Doubt and unease, for any community, is an affront to the values of fairness and justice, and it is only with continued dialogue and community outreach that these can ever be overcome.
CNN report that from the start of this year, there have been 63 reported incidents “where mosques were targets of threats, vandalism or arson.” That is at least two incidents a week.
The Huffington Post, sadly, adds that “Trump has yet to offer a word of condolence or comfort to American Muslims, who are concerned about their place in society and the safety of their places of worship.”
American commentator Wajahat Ali expressed his worries on Twitter writing, “Let’s say someone yelled Allahu Akbar while throwing an IED bomb into a populated church in Minnesota. How would President Trump respond?”
The apparent indifference shown by President Trump as a leader when the target of terrorism is Muslims, vs non-Muslim targets, is becoming far too regular.

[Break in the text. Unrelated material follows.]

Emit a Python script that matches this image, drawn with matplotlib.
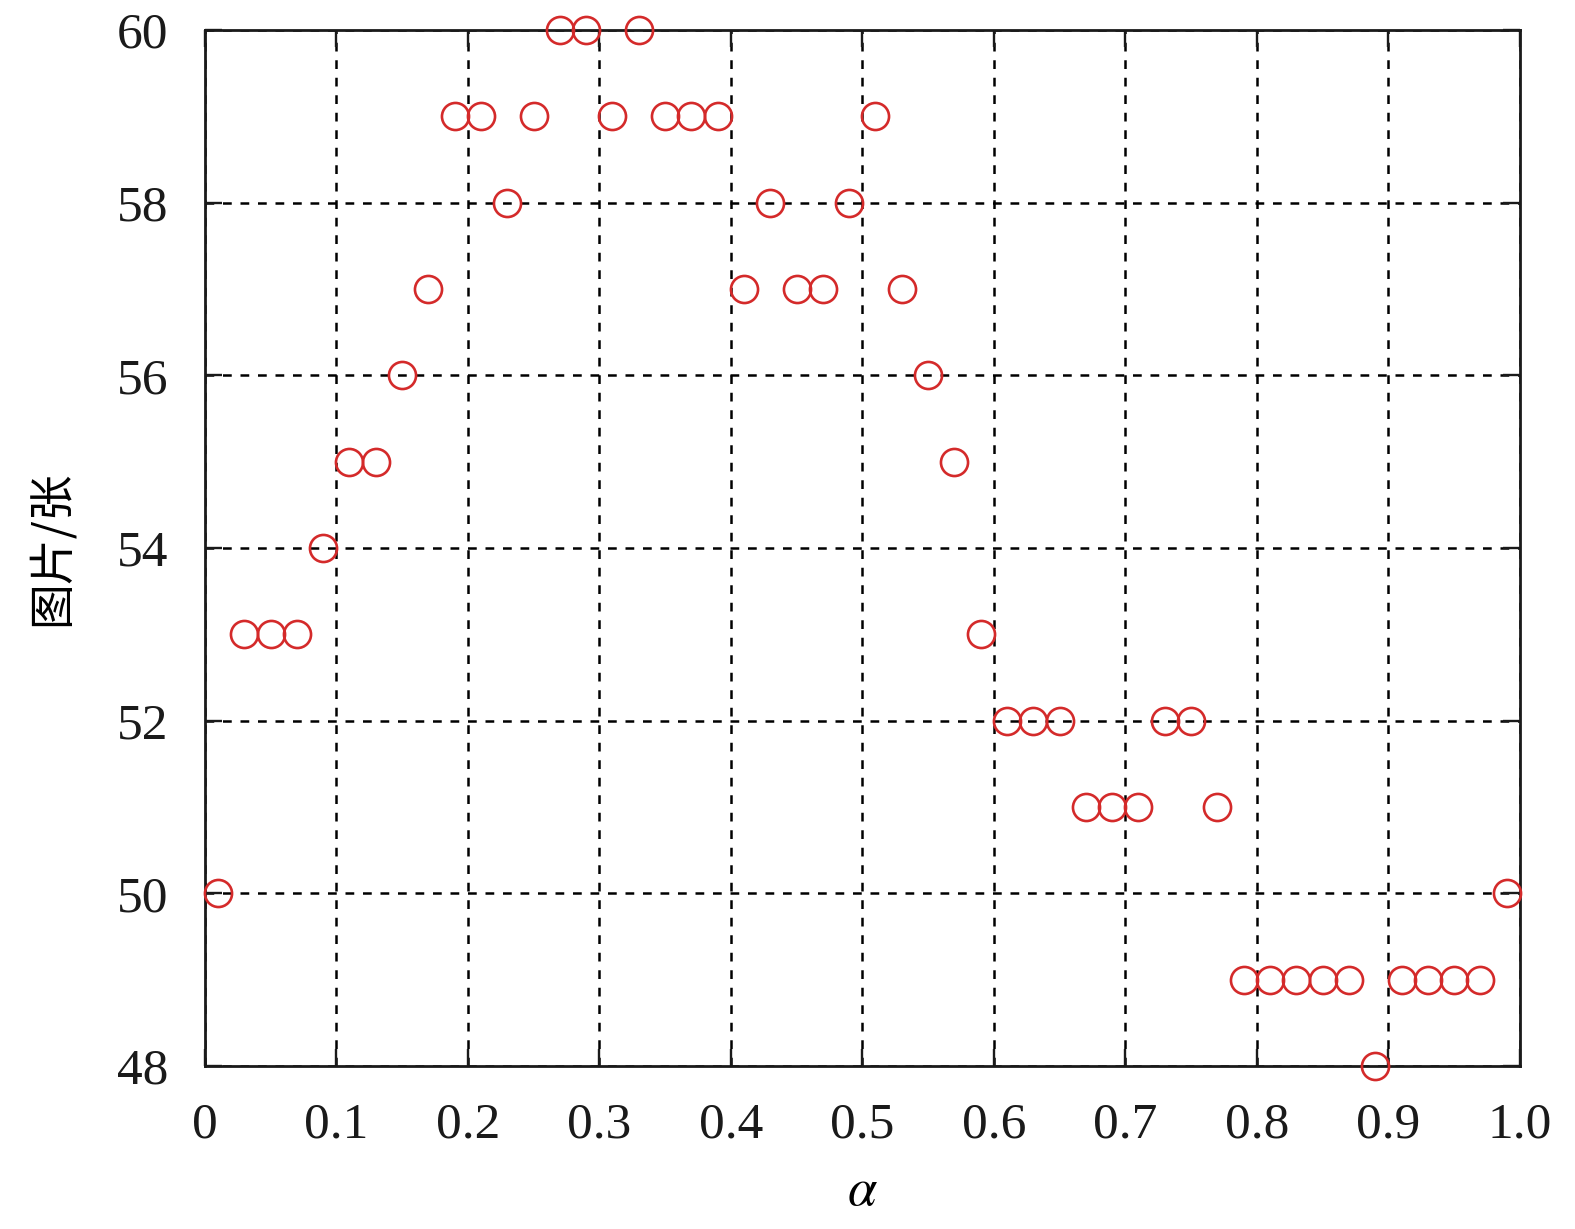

And while it will not unseat the dedication and devotion of American Muslims, the vast majority of whom are extremely patriotic and well integrated members of American society, it isn’t a nice feeling for your political leader to display such indifference.
Thankfully, religious leaders have stepped in to fill this void.
Reverend Curtiss DeYoung from the Minnesota Council of Churches said, “An attack on a mosque is an attack on a synagogue is an attack on a church is an attack on all faith communities.”
Steve Hunegs, from the Jewish Community Relations Council of Minnesota, said, “..I join other faith leaders at Dar Al Farooq to express our support and sympathy to our Muslim neighbours…” adding that he remembered how the Muslim community supported the Jewish community when Jewish community centers were being threatened earlier this year.
Madihha Ahussai, a lawyer with Muslim Advocates, said, “Every American has the right to go with their family to services of their chosen faith, but the current climate makes many religious groups, including Muslims and Sikhs, fearful of doing that.”
So it seems that local, regional and national politicians and religious figures have all banded together to support one another to live their lives as outlined by the American Constitution.
Inter-faith harmony already exists and will only strengthen as all communities view a criminal acts against one, to be an attack against them all, and so support one another.
If we ever needed to see an example of Prophet Muhammad’s Constitution of Madinah in our modern age, it is there in the United States, as well as here in the United Kingdom, where freedom of faith is a cornerstone of our respective societies.
And while we, in the United Kingdom, have the good fortune of a Prime Minister, Theresa May, who will speak out against attacks targeting Muslims, just as she would speak out against attacks targeting non-Muslims, we all wonder how long it will be before President Trump affords the same reassurance to his nations citizens: that an attack against any American – irrespective of race or faith, is an attack against them all, each deserving the same level of criticism.
In his speech at the Arab Islamic American Summit in Riyadh earlier this year, President Trump said, “Our vision is one of peace, security and prosperity – in this region, and in the world. Our goal is a coalition of nations who share the aim of stamping out extremism and providing our children a hopeful future that does honor God.”
These are words most of us will agree with, but until the President speaks out when American Muslims are also targets of terrorism, these sentiments, no matter how refreshing and beautiful, will continue to be just words, and we must go beyond words.